Replacing $z$ by $-z$ in the last equation gives
$$\Vert x + y - z \Vert^2 = \Vert x \Vert^2 + \Vert y \Vert^2 + \Vert x - z \Vert^2 + \Vert y - z \Vert^2 - \frac{1}{2}\Vert x - y - z \Vert^2 - \frac{1}{2}\Vert y - x - z \Vert^2.$$

Applying $\Vert w \Vert = \Vert - w\Vert$ to the two negative terms in the last equation we get
$$\begin{align*}\langle x + y, z \rangle & = \frac{1}{4}\left(\Vert x + y + z \Vert^2 - \Vert x + y - z \Vert^2\right) \\
& = \frac{1}{4}\left(\Vert x + z \Vert^2 - \Vert x - z \Vert^2\right) +
\frac{1}{4}\left(\Vert y + z \Vert^2 - \Vert y - z \Vert^2\right) \\
& = \langle x, z \rangle + \langle y, z \rangle
\end{align*}$$
as desired.

**Step 3.** $\langle \lambda x, y \rangle = \lambda \langle x, y \rangle$ for all $\lambda \in \mathbb{R}$.

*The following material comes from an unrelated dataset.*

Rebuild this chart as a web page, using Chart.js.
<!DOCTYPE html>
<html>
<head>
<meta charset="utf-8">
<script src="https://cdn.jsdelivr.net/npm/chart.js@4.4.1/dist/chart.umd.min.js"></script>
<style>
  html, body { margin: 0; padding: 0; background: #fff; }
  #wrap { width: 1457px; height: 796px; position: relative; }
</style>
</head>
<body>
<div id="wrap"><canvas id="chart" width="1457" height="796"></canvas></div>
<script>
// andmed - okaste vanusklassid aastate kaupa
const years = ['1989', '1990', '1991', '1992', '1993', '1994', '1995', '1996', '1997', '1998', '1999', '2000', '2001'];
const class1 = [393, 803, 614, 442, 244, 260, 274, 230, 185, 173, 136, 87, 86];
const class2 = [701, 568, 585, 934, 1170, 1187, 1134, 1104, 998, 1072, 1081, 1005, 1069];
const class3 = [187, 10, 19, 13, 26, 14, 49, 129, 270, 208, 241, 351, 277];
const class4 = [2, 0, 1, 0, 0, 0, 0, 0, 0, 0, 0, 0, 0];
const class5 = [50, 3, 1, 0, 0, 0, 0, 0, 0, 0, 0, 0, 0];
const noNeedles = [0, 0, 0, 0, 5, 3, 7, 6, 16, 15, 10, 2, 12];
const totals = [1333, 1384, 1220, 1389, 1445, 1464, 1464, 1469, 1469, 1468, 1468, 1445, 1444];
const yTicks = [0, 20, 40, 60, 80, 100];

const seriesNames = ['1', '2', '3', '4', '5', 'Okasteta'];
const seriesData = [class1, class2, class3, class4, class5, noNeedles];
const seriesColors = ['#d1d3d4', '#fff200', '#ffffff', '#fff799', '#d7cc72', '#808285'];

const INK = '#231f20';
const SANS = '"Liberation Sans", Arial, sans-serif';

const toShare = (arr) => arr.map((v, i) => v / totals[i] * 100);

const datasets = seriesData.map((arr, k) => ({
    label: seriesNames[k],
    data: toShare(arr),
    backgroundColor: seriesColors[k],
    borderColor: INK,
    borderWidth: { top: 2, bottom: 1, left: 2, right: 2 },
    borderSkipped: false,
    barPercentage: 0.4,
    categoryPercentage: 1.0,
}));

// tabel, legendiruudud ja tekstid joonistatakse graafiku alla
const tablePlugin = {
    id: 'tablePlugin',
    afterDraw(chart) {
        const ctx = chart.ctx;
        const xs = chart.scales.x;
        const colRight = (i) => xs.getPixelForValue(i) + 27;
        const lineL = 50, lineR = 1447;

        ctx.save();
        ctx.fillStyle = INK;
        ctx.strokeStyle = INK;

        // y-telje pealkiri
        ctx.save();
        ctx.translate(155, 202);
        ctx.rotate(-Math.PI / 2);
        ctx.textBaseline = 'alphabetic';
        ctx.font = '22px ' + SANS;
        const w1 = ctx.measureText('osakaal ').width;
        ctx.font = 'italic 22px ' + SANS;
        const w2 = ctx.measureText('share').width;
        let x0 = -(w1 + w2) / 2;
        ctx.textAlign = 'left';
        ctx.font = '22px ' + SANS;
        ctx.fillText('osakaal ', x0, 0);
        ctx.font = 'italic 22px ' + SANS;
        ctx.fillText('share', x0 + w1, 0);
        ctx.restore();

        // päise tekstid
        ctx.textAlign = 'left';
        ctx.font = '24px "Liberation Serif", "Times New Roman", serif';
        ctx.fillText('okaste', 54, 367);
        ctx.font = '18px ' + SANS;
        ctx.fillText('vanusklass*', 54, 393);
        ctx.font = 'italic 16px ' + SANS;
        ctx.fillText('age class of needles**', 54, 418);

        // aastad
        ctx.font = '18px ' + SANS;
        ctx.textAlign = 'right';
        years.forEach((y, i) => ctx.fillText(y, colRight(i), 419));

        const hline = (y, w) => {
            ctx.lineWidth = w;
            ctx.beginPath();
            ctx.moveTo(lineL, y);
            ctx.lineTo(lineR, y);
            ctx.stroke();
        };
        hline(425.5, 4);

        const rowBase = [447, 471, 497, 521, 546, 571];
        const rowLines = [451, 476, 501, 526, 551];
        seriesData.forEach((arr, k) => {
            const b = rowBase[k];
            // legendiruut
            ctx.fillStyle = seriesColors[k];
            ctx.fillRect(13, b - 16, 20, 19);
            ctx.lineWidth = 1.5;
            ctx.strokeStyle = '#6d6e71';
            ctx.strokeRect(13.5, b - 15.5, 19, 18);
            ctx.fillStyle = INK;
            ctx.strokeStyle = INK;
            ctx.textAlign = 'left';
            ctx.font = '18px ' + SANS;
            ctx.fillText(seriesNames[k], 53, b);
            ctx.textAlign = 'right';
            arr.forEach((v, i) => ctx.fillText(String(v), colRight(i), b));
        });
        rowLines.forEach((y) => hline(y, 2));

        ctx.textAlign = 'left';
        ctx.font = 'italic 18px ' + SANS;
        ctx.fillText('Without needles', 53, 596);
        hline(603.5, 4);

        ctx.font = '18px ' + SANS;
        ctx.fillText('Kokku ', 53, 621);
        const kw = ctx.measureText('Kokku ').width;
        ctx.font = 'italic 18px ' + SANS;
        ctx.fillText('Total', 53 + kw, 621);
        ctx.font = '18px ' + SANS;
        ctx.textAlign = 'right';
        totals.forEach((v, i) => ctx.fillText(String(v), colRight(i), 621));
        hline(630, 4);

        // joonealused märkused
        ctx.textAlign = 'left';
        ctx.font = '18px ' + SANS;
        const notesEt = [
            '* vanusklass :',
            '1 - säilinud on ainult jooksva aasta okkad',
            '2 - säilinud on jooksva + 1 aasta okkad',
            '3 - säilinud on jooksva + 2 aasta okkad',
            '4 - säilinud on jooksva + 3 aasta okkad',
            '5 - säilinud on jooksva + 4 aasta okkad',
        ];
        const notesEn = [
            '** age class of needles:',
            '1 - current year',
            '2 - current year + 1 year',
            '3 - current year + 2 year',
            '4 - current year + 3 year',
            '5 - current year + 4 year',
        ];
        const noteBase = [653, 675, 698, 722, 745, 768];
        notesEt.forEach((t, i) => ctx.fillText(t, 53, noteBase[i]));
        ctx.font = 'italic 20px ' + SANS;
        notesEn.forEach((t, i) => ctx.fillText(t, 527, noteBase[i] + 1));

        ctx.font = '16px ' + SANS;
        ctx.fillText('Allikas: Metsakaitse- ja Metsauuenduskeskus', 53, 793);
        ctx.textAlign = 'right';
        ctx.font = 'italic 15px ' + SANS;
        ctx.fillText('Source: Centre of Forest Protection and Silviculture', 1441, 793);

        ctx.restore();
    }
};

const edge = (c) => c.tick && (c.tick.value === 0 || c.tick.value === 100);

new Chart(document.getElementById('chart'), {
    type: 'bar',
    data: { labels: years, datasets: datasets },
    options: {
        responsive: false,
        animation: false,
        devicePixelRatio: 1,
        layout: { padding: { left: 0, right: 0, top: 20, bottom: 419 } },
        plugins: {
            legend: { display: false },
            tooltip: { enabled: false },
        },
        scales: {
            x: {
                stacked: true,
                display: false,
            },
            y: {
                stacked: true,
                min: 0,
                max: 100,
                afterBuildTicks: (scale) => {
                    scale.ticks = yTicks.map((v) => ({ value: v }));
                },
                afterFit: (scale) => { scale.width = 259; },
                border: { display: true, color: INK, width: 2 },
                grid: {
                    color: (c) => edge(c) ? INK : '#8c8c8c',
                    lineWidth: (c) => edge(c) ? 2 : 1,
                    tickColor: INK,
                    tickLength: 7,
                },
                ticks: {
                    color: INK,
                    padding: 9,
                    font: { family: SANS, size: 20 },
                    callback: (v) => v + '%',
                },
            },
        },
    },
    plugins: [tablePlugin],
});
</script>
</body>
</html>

This clearly holds for $\lambda = -1$ and by step 2 and induction we have $\langle \lambda x, y \rangle = \lambda \langle x, y \rangle$ for all $\lambda \in \mathbb{N}$, thus for all $\lambda \in \mathbb{Z}$. If $\lambda = \frac{p}{q}$ with $p,q \in \mathbb{Z}, q \neq 0$ we get with $x' = \dfrac{x}{q}$ that
$$q \langle \lambda x, y \rangle = q\langle p x', y \rangle = p \langle q x', y \rangle = p\langle x,y \rangle,$$
so dividing this by $q$ gives
$$\langle \lambda x , y \rangle = \lambda \langle x, y \rangle \qquad\text{for all } \lambda \in \mathbb{Q}.$$
We have just seen that for fixed $x,y$ the continuous function $\displaystyle t \mapsto \frac{1}{t} \langle t x,y \rangle$ defined on $\mathbb{R} \smallsetminus \{0\}$ is equal to $\langle x,y \rangle$ for all $t \in \mathbb{Q} \smallsetminus \{0\}$, thus equality holds for all $t \in \mathbb{R} \smallsetminus \{0\}$. The case $\lambda = 0$ being trivial, we're done.

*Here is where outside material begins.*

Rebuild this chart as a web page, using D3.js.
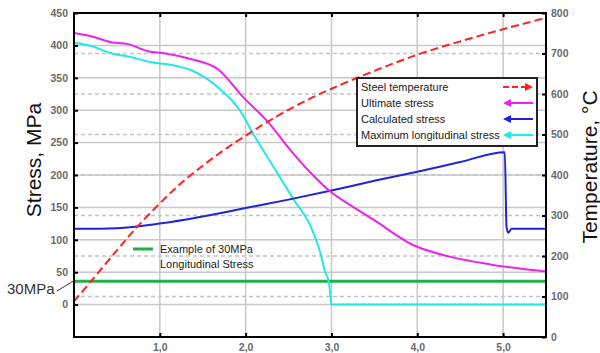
<!DOCTYPE html>
<html>
<head>
<meta charset="utf-8">
<script src="https://cdn.jsdelivr.net/npm/d3@7"></script>
<style>
  body { margin: 0; background: #fff; }
  svg { display: block; }
</style>
</head>
<body>
<svg id="chart" width="600" height="353"></svg>
<script>
// time axis (hours) and series
const tempX = [0, 0.2, 0.5, 0.72, 1.0, 1.25, 1.5, 1.75, 2.0, 2.3, 2.65, 3.0, 3.5, 4.0, 4.5, 5.0, 5.5];
const tempY = [88, 138, 214, 268, 330, 380, 423, 462, 497, 537, 578, 613, 657, 697, 730, 760, 788];

const ultX = [0, 0.2, 0.43, 0.63, 0.86, 1.05, 1.36, 1.67, 1.98, 2.26, 2.5, 2.76, 2.99, 3.2, 3.49, 3.95, 4.38, 4.85, 5.5];
const ultY = [419, 414, 405, 402, 391, 388, 379, 364, 319, 282, 242, 203, 174, 155, 131, 92, 74, 62, 51];

const calcX = [0, 0.5, 1.0, 1.5, 2.0, 2.5, 3.0, 3.5, 4.0, 4.5, 5.02, 5.04, 5.06, 5.1, 5.5];
const calcY = [117, 118, 125, 136, 149, 162, 176, 191, 205, 220, 235, 120, 111, 117, 117];

const maxX = [0, 0.2, 0.43, 0.66, 0.9, 1.13, 1.36, 1.67, 1.98, 2.06, 2.3, 2.56, 2.76, 2.87, 2.93, 2.97, 2.99, 3.0, 5.5];
const maxY = [404, 399, 388, 382, 374, 370, 362, 336, 290, 270, 218, 162, 120, 80, 49, 35, 10, 0, 0];

const exampleStress = 36;

const xTicks = [1, 2, 3, 4, 5];
const stressTicks = [0, 50, 100, 150, 200, 250, 300, 350, 400, 450];
const tempTicks = [0, 100, 200, 300, 400, 500, 600, 700, 800];

const legendItems = [
  { label: "Steel temperature", color: "#ff2222", dashed: true, dir: "right" },
  { label: "Ultimate stress", color: "#ee22ee", dashed: false, dir: "left" },
  { label: "Calculated stress", color: "#2222dd", dashed: false, dir: "left" },
  { label: "Maximum longitudinal stress", color: "#22e8e8", dashed: false, dir: "left" }
];

const svg = d3.select("#chart");
const plot = { left: 74, right: 546, top: 13, bottom: 337 };

const x = d3.scaleLinear().domain([0, 5.5]).range([plot.left, plot.right]);
const yL = d3.scaleLinear().domain([-50, 450]).range([plot.bottom, plot.top]);
const yR = d3.scaleLinear().domain([0, 800]).range([plot.bottom, plot.top]);

const tickFont = "'Liberation Sans', Arial, sans-serif";

// grid
const grid = svg.append("g");
grid.selectAll(".gs").data(stressTicks).join("line")
  .attr("x1", plot.left).attr("x2", plot.right)
  .attr("y1", d => yL(d)).attr("y2", d => yL(d))
  .attr("stroke", "#c8c8c8").attr("stroke-width", 1.5);
grid.selectAll(".gt").data(tempTicks.slice(1, -1)).join("line")
  .attr("x1", plot.left).attr("x2", plot.right)
  .attr("y1", d => yR(d)).attr("y2", d => yR(d))
  .attr("stroke", "#c4c4c4").attr("stroke-width", 1.3)
  .attr("stroke-dasharray", "4,3");
grid.selectAll(".gx").data(xTicks).join("line")
  .attr("x1", d => x(d)).attr("x2", d => x(d))
  .attr("y1", plot.top).attr("y2", plot.bottom)
  .attr("stroke", "#c8c8c8").attr("stroke-width", 1.5);

// series
function drawLine(xs, ys, scale, color, width, dash, curve) {
  const pts = xs.map((d, i) => [d, ys[i]]);
  const line = d3.line().x(d => x(d[0])).y(d => scale(d[1])).curve(curve || d3.curveMonotoneX);
  const p = svg.append("path").datum(pts)
    .attr("d", line)
    .attr("fill", "none")
    .attr("stroke", color)
    .attr("stroke-width", width)
    .attr("stroke-linejoin", "round");
  if (dash) p.attr("stroke-dasharray", dash);
}

svg.append("line")
  .attr("x1", x(0)).attr("x2", x(5.5))
  .attr("y1", yL(exampleStress)).attr("y2", yL(exampleStress))
  .attr("stroke", "#22b04a").attr("stroke-width", 3);

drawLine(maxX, maxY, yL, "#22e8e8", 2);
drawLine(calcX, calcY, yL, "#2222dd", 2);
drawLine(ultX, ultY, yL, "#ee22ee", 2);
drawLine(tempX, tempY, yR, "#ff2222", 2, "8,4", d3.curveCatmullRom.alpha(0.5));

// axes
const fmtX = d => d3.format(".1f")(d).replace(".", ",");

const axL = svg.append("g").attr("transform", `translate(${plot.left},0)`)
  .call(d3.axisLeft(yL).tickValues(stressTicks).tickSizeInner(-4).tickSizeOuter(0).tickPadding(6));
const axR = svg.append("g").attr("transform", `translate(${plot.right},0)`)
  .call(d3.axisRight(yR).tickValues(tempTicks).tickSizeInner(-4).tickSizeOuter(0).tickPadding(5));
const axB = svg.append("g").attr("transform", `translate(0,${plot.bottom})`)
  .call(d3.axisBottom(x).tickValues(xTicks).tickFormat(fmtX).tickSizeInner(-4).tickSizeOuter(0).tickPadding(7));
const axT = svg.append("g").attr("transform", `translate(0,${plot.top})`)
  .call(d3.axisTop(x).tickValues(xTicks).tickFormat("").tickSizeInner(-4).tickSizeOuter(0));

[axL, axR, axB, axT].forEach(a => {
  a.select(".domain").remove();
  a.selectAll(".tick line").attr("stroke", "#000").attr("stroke-width", 2);
  a.selectAll("text")
    .attr("fill", "#6a6a6a")
    .style("font-family", tickFont)
    .style("font-size", "10.5px")
    .style("font-weight", "700");
});

svg.append("rect")
  .attr("x", plot.left).attr("y", plot.top)
  .attr("width", plot.right - plot.left).attr("height", plot.bottom - plot.top)
  .attr("fill", "none").attr("stroke", "#000").attr("stroke-width", 2);

// axis titles
svg.append("text")
  .attr("transform", "translate(41,160) rotate(-90)")
  .attr("text-anchor", "middle")
  .attr("fill", "#111")
  .style("font-family", tickFont)
  .style("font-size", "21px")
  .text("Stress, MPa");

svg.append("text")
  .attr("transform", "translate(597,167) rotate(-90)")
  .attr("text-anchor", "middle")
  .attr("fill", "#111")
  .style("font-family", tickFont)
  .style("font-size", "21px")
  .text("Temperature, °C");

// 30MPa callout
svg.append("text")
  .attr("x", 7).attr("y", 294)
  .attr("fill", "#333")
  .style("font-family", tickFont)
  .style("font-size", "15px")
  .text("30MPa");
svg.append("line")
  .attr("x1", 57).attr("y1", 291).attr("x2", 73).attr("y2", yL(exampleStress))
  .attr("stroke", "#333").attr("stroke-width", 1);

// example annotation
svg.append("line")
  .attr("x1", 133).attr("x2", 153).attr("y1", 249).attr("y2", 249)
  .attr("stroke", "#22b04a").attr("stroke-width", 3);
svg.append("text")
  .attr("x", 160).attr("y", 253)
  .attr("fill", "#222")
  .style("font-family", tickFont)
  .style("font-size", "11px")
  .text("Example of 30MPa");
svg.append("text")
  .attr("x", 160).attr("y", 268)
  .attr("fill", "#222")
  .style("font-family", tickFont)
  .style("font-size", "11px")
  .text("Longitudinal Stress");

// legend
const lg = svg.append("g");
lg.append("rect")
  .attr("x", 357).attr("y", 78).attr("width", 180).attr("height", 68)
  .attr("fill", "#fff").attr("stroke", "#222").attr("stroke-width", 2);

legendItems.forEach((d, i) => {
  const cy = 87 + i * 16;
  lg.append("text")
    .attr("x", 361).attr("y", cy + 4)
    .attr("fill", "#222")
    .style("font-family", tickFont)
    .style("font-size", "11px")
    .text(d.label);
  if (d.dir === "right") {
    lg.append("line")
      .attr("x1", 503).attr("x2", 526).attr("y1", cy).attr("y2", cy)
      .attr("stroke", d.color).attr("stroke-width", 2)
      .attr("stroke-dasharray", d.dashed ? "6,3" : null);
    lg.append("path")
      .attr("d", `M${533},${cy} L${525},${cy - 4} L${525},${cy + 4} Z`)
      .attr("fill", d.color);
  } else {
    lg.append("line")
      .attr("x1", 509).attr("x2", 533).attr("y1", cy).attr("y2", cy)
      .attr("stroke", d.color).attr("stroke-width", 2);
    lg.append("path")
      .attr("d", `M${503},${cy} L${511},${cy - 4} L${511},${cy + 4} Z`)
      .attr("fill", d.color);
  }
});
</script>
</body>
</html>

**Step 4.** The complex case.

Define $\displaystyle \langle x, y \rangle =\frac{1}{4} \sum_{k =0}^{3} i^{k} \Vert x +i^k y\Vert^2$, observe that $\langle ix,y \rangle = i \langle x, y \rangle$ and $\langle x, y \rangle = \overline{\langle y, x \rangle}$ and apply the case of real scalars twice (to the real and imaginary parts of $\langle \cdot, \cdot \rangle$).

**Addendum.** In fact we can weaken requirements of Jordan von Neumann theorem to
$$
2\Vert x\Vert^2+2\Vert y\Vert^2\leq\Vert x+y\Vert^2+\Vert x-y\Vert^2
$$
Indeed after substitution $x\to\frac{1}{2}(x+y)$, $y\to\frac{1}{2}(x-y)$ and simplifications we get
$$
\Vert x+y\Vert^2+\Vert x-y\Vert^2\leq 2\Vert x\Vert^2+2\Vert y\Vert^2
$$
which together with previous inequality gives the equality.